The outcome of communicating with and engaging influencers is not only knowing whom to speak with. It also provides a more effective means for management to obtain valuable information and guidance from key individuals throughout the firm that they would normally not receive. It gives their employees a more immediate sense of inclusion and influence over the firm’s purpose, values, strategy, and work processes. This leads to greater trust, consensus, a sense of empowerment, and support.
Narrative, Values, and Emotion
It’s become well-understood that individuals are often moved by the content and style of narratives. Whether overt or implicit, humans are story-telling and sharing creatures. Narratives are most impactful when they have a high emotional resonance. This understanding is reflected in contemporary marketing, politics, and entertainment.

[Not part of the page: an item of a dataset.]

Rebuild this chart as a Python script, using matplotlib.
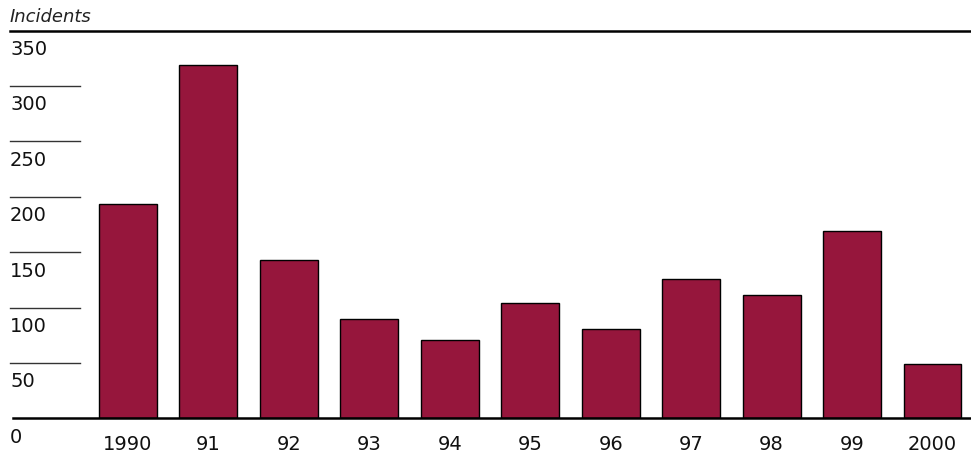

The same narrative influence can impact individuals and groups within organizations. The problem is that most business communications of purpose and values tend to focus solely on pragmatic, unemotional principles, objectives, and methods–the language of rational action. Words like agility, transformation, inclusion, and innovation are simply placeholders for complex rational concepts that don’t inherently motivate behavior.
When employees are surveyed on values, they tend to use more emotive language, reflecting their personal uncertainties. Am I respected? Am I included? Am I valued for my ideas as an individual and as part of a team? These are difficult questions not only to answer in rational terms. They are also difficult for many companies to act on, given the hierarchical, top-down process of interaction typical of so many business models.
Communicators have a professional understanding of the emotional power of narrative. Their expertise in this area can shape strategy and messages that enable managers to better convert rational values into emotive messages and symbols. Communicators can be a force for improving the alignment between management’s business purpose and employee perceptions and concerns. They can also enable managers, in their direct interactions with employees, to communicate more empathically and with greater impact.
Management Engagement and Performance
Communications only leads to improved results when management behavior reflects the values and messages they intend to convey. The bigger the organization, the more difficult it is to deliver on this task.
Creating mechanisms for direct dialogue with relevant employee influencers, as we discuss above, is one way to make this process more efficient.
Another element is to motivate management behavior by linking their success to improved communication and changed behavioral outcomes.
James Ryan, the CEO of Mercedes-Benz Financial Services Canada, offers a novel approach to creating better organizational change outcomes—by introducing new KPIs to evaluate successful management. He proposes four types of KPIs–Return on Engagement, Return on Involvement, Return on Trust, and Return on Values. This type of approach offers a quantitative framework for what are often considered “soft”, qualitative factors. It is a starting point for measuring change that affords common ground among operational managers, CFOs, HR, and Communications executives.
Transformation is a ceaseless and difficult process in our digitally charged, dynamic, and unstable social and business environment. Only total mobilization of a company’s organizational resources, particularly communications, can sustain competitiveness. Communications–smart, targeted, and empowering–are essential ingredients.